═════ Supplied data

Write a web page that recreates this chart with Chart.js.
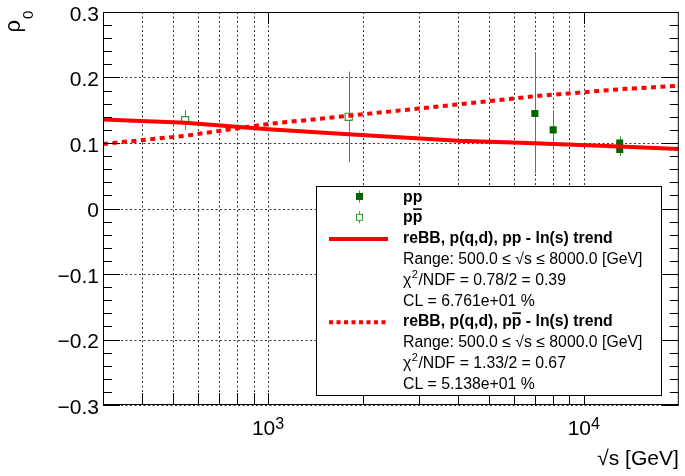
<!DOCTYPE html>
<html>
<head>
<meta charset="utf-8">
<script src="https://cdn.jsdelivr.net/npm/chart.js@4.4.0/dist/chart.umd.min.js"></script>
<style>
  html, body { margin: 0; padding: 0; background: #fff; }
</style>
</head>
<body>
<canvas id="rhoChart" width="685" height="476"></canvas>
<script>
// --- DATA ---
const ppEnergy = [7000, 8000, 13000, 13000];
const ppRho = [0.145, 0.12, 0.10, 0.09];
const ppErr = [0.091, 0.03, 0.01, 0.01];

const pbarpEnergy = [546, 1800];
const pbarpRho = [0.135, 0.140];
const pbarpErr = [0.015, 0.069];

// trend curves
const trendEnergy = [300, 546, 1000, 1800, 4000, 7000, 13000, 20000];
const ppTrend = [0.136, 0.131, 0.121, 0.1135, 0.1035, 0.0995, 0.0945, 0.091];
const pbarpTrend = [0.0985, 0.111, 0.129, 0.1415, 0.159, 0.1715, 0.182, 0.1875];

const xTicks = [400, 500, 600, 700, 800, 900, 1000, 2000, 3000, 4000, 5000, 6000, 7000, 8000, 9000, 10000];
const xDecades = [1000, 10000];
const xDecadeExp = ['3', '4'];
const yTicks = [-0.3, -0.2, -0.1, 0, 0.1, 0.2, 0.3];
const yTickLabels = ['\u22120.3', '\u22120.2', '\u22120.1', '0', '0.1', '0.2', '0.3'];

const legendRows = [
    { text: 'pp', bold: true, symbol: 'filled' },
    { text: 'pp', bold: true, symbol: 'open', bar: true },
    { text: 'reBB, p(q,d), pp - ln(s) trend', bold: true, symbol: 'solid' },
    { text: 'Range: 500.0 \u2264 \u221As \u2264 8000.0 [GeV]' },
    { text: '/NDF = 0.78/2 = 0.39', chi: true },
    { text: 'CL = 6.761e+01 %' },
    { text: 'reBB, p(q,d), pp - ln(s) trend', bold: true, symbol: 'dotted', bar: true },
    { text: 'Range: 500.0 \u2264 \u221As \u2264 8000.0 [GeV]' },
    { text: '/NDF = 1.33/2 = 0.67', chi: true },
    { text: 'CL = 5.138e+01 %' }
];

// --- STYLE ---
const FONT = '"Liberation Sans", Arial, sans-serif';
const RED = '#ff0000';
const DARK_GREEN = '#006600';
const GREEN = '#2f9a2f';

const toPoints = (xs, ys) => xs.map((x, i) => ({ x: x, y: ys[i] }));

// ROOT-like decorations: dotted grid, error bars, inner ticks, labels, legend
const rootStyle = {
    id: 'rootStyle',
    beforeDatasetsDraw(chart) {
        const ctx = chart.ctx;
        const xs = chart.scales.x, ys = chart.scales.y;
        const a = chart.chartArea;
        ctx.save();

        // dotted grid
        ctx.strokeStyle = '#333';
        ctx.lineWidth = 1;
        ctx.setLineDash([2, 2.5]);
        ctx.beginPath();
        xTicks.forEach(v => {
            const px = Math.round(xs.getPixelForValue(v)) + 0.5;
            ctx.moveTo(px, a.top);
            ctx.lineTo(px, a.bottom);
        });
        yTicks.forEach(v => {
            const py = Math.round(ys.getPixelForValue(v)) + 0.5;
            ctx.moveTo(a.left, py);
            ctx.lineTo(a.right, py);
        });
        ctx.stroke();
        ctx.setLineDash([]);

        // error bars
        ctx.strokeStyle = GREEN;
        [[ppEnergy, ppRho, ppErr], [pbarpEnergy, pbarpRho, pbarpErr]].forEach(([e, r, err]) => {
            e.forEach((x, i) => {
                const px = Math.round(xs.getPixelForValue(x)) + 0.5;
                ctx.beginPath();
                ctx.moveTo(px, ys.getPixelForValue(r[i] + err[i]));
                ctx.lineTo(px, ys.getPixelForValue(r[i] - err[i]));
                ctx.stroke();
            });
        });
        ctx.restore();
    },
    afterDraw(chart) {
        const ctx = chart.ctx;
        const xs = chart.scales.x, ys = chart.scales.y;
        const a = chart.chartArea;
        ctx.save();

        // frame
        ctx.strokeStyle = '#000';
        ctx.lineWidth = 1;
        ctx.strokeRect(a.left + 0.5, a.top + 0.5, a.right - a.left - 1, a.bottom - a.top - 1);

        // y ticks (left + right), 5 subdivisions
        ctx.beginPath();
        for (let i = 0; i < yTicks.length; i++) {
            const py = Math.round(ys.getPixelForValue(yTicks[i])) + 0.5;
            ctx.moveTo(a.left, py); ctx.lineTo(a.left + 17, py);
            ctx.moveTo(a.right, py); ctx.lineTo(a.right - 17, py);
            if (i < yTicks.length - 1) {
                const step = (yTicks[i + 1] - yTicks[i]) / 5;
                for (let k = 1; k < 5; k++) {
                    const my = Math.round(ys.getPixelForValue(yTicks[i] + k * step)) + 0.5;
                    ctx.moveTo(a.left, my); ctx.lineTo(a.left + 9, my);
                    ctx.moveTo(a.right, my); ctx.lineTo(a.right - 9, my);
                }
            }
        }
        // x ticks
        xTicks.forEach(v => {
            const px = Math.round(xs.getPixelForValue(v)) + 0.5;
            ctx.moveTo(px, a.bottom); ctx.lineTo(px, a.bottom - 12);
            if (xDecades.includes(v)) {
                ctx.moveTo(px, a.top); ctx.lineTo(px, a.top + 12);
            }
        });
        ctx.stroke();

        // y tick labels
        ctx.fillStyle = '#000';
        ctx.font = '21px ' + FONT;
        ctx.textAlign = 'right';
        ctx.textBaseline = 'alphabetic';
        yTicks.forEach((v, i) => {
            ctx.fillText(yTickLabels[i], a.left - 4, ys.getPixelForValue(v) + 8.5);
        });

        // x tick labels 10^n
        xDecades.forEach((v, i) => {
            const px = xs.getPixelForValue(v);
            ctx.font = '21px ' + FONT;
            const w1 = ctx.measureText('10').width;
            ctx.font = '16px ' + FONT;
            const w2 = ctx.measureText(xDecadeExp[i]).width;
            const x0 = px - (w1 + w2) / 2;
            ctx.textAlign = 'left';
            ctx.font = '21px ' + FONT;
            ctx.fillText('10', x0, 435);
            ctx.font = '16px ' + FONT;
            ctx.fillText(xDecadeExp[i], x0 + w1, 429);
        });

        // axis titles
        ctx.font = '21px ' + FONT;
        ctx.textAlign = 'right';
        ctx.fillText('\u221As [GeV]', a.right, 465);

        ctx.save();
        ctx.translate(19.5, 32.5);
        ctx.rotate(-Math.PI / 2);
        ctx.textAlign = 'left';
        ctx.font = '22px ' + FONT;
        ctx.fillText('\u03C1', 0, 0);
        const rw = ctx.measureText('\u03C1').width;
        ctx.font = '15px ' + FONT;
        ctx.fillText('0', rw + 1, 13.5);
        ctx.restore();

        drawLegend(ctx);
        ctx.restore();
    }
};

function drawLegend(ctx) {
    const box = { x: 316.5, y: 186.5, w: 345, h: 209 };
    ctx.fillStyle = '#fff';
    ctx.fillRect(box.x, box.y, box.w, box.h);
    ctx.strokeStyle = '#000';
    ctx.lineWidth = 1;
    ctx.strokeRect(box.x, box.y, box.w, box.h);

    const textX = 403;
    const symX = 359.5;
    legendRows.forEach((row, i) => {
        const base = 201.5 + 20.8 * i;
        const mid = base - 5;
        ctx.font = (row.bold ? 'bold ' : '') + '15.8px ' + FONT;
        ctx.fillStyle = '#000';
        ctx.textAlign = 'left';
        let x = textX;
        if (row.chi) {
            ctx.fillText('\u03C7', x, base);
            x += ctx.measureText('\u03C7').width;
            ctx.font = '11px ' + FONT;
            ctx.fillText('2', x + 0.5, base - 7);
            x += ctx.measureText('2').width + 1;
            ctx.font = '15.8px ' + FONT;
        }
        ctx.fillText(row.text, x, base);

        if (row.bar) {
            // overline on the anti-proton "p"
            const idx = row.text.indexOf('pp') + 1;
            const pre = ctx.measureText(row.text.slice(0, idx)).width;
            const pw = ctx.measureText('p').width;
            ctx.fillRect(x + pre + 0.5, base - 14, pw - 1, 1.6);
        }

        if (row.symbol === 'filled' || row.symbol === 'open') {
            ctx.strokeStyle = GREEN;
            ctx.beginPath();
            ctx.moveTo(symX, mid - 6);
            ctx.lineTo(symX, mid + 6);
            ctx.stroke();
            if (row.symbol === 'filled') {
                ctx.fillStyle = DARK_GREEN;
                ctx.fillRect(symX - 3.5, mid - 3.5, 7, 7);
            } else {
                ctx.fillStyle = '#fff';
                ctx.fillRect(symX - 3.5, mid - 3.5, 7, 7);
                ctx.strokeStyle = GREEN;
                ctx.strokeRect(symX - 3, mid - 3, 6, 6);
            }
        } else if (row.symbol === 'solid' || row.symbol === 'dotted') {
            ctx.strokeStyle = RED;
            ctx.lineWidth = 4;
            ctx.setLineDash(row.symbol === 'dotted' ? [4, 3.5] : []);
            ctx.beginPath();
            ctx.moveTo(329, mid + 1);
            ctx.lineTo(388, mid + 1);
            ctx.stroke();
            ctx.setLineDash([]);
            ctx.lineWidth = 1;
        }
    });
}

const ctx = document.getElementById('rhoChart').getContext('2d');
new Chart(ctx, {
    type: 'scatter',
    data: {
        datasets: [
            {
                label: 'reBB, p(q,d), pp - ln(s) trend',
                data: toPoints(trendEnergy, ppTrend),
                showLine: true,
                borderColor: RED,
                borderWidth: 4,
                pointRadius: 0,
                order: 0
            },
            {
                label: 'reBB, p(q,d), ppbar - ln(s) trend',
                data: toPoints(trendEnergy, pbarpTrend),
                showLine: true,
                borderColor: RED,
                borderWidth: 4,
                borderDash: [5, 4.5],
                pointRadius: 0,
                order: 0
            },
            {
                label: 'pp',
                data: toPoints(ppEnergy, ppRho),
                pointStyle: 'rect',
                pointRadius: 5,
                backgroundColor: DARK_GREEN,
                borderColor: DARK_GREEN,
                borderWidth: 0,
                order: 1
            },
            {
                label: 'ppbar',
                data: toPoints(pbarpEnergy, pbarpRho),
                pointStyle: 'rect',
                pointRadius: 5,
                backgroundColor: '#fff',
                borderColor: GREEN,
                borderWidth: 1.2,
                order: 1
            }
        ]
    },
    options: {
        responsive: false,
        animation: false,
        devicePixelRatio: 1,
        layout: { padding: { left: 103, right: 1, top: 12, bottom: 71 } },
        plugins: {
            legend: { display: false },
            tooltip: { enabled: false }
        },
        scales: {
            x: {
                type: 'logarithmic',
                min: 300,
                max: 20000,
                ticks: { display: false },
                grid: { display: false, drawTicks: false },
                border: { display: false }
            },
            y: {
                type: 'linear',
                min: -0.3,
                max: 0.3,
                ticks: { display: false },
                grid: { display: false, drawTicks: false },
                border: { display: false }
            }
        }
    },
    plugins: [rootStyle]
});
</script>
</body>
</html>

══════════

Objective: Return exactly what appears from the opening line of the material through the line with "0.1715, 0.182, 0.1875];", apart from the pictures.

Answer to the problem:
Write a web page that recreates this chart with Chart.js.
<!DOCTYPE html>
<html>
<head>
<meta charset="utf-8">
<script src="https://cdn.jsdelivr.net/npm/chart.js@4.4.0/dist/chart.umd.min.js"></script>
<style>
  html, body { margin: 0; padding: 0; background: #fff; }
</style>
</head>
<body>
<canvas id="rhoChart" width="685" height="476"></canvas>
<script>
// --- DATA ---
const ppEnergy = [7000, 8000, 13000, 13000];
const ppRho = [0.145, 0.12, 0.10, 0.09];
const ppErr = [0.091, 0.03, 0.01, 0.01];

const pbarpEnergy = [546, 1800];
const pbarpRho = [0.135, 0.140];
const pbarpErr = [0.015, 0.069];

// trend curves
const trendEnergy = [300, 546, 1000, 1800, 4000, 7000, 13000, 20000];
const ppTrend = [0.136, 0.131, 0.121, 0.1135, 0.1035, 0.0995, 0.0945, 0.091];
const pbarpTrend = [0.0985, 0.111, 0.129, 0.1415, 0.159, 0.1715, 0.182, 0.1875];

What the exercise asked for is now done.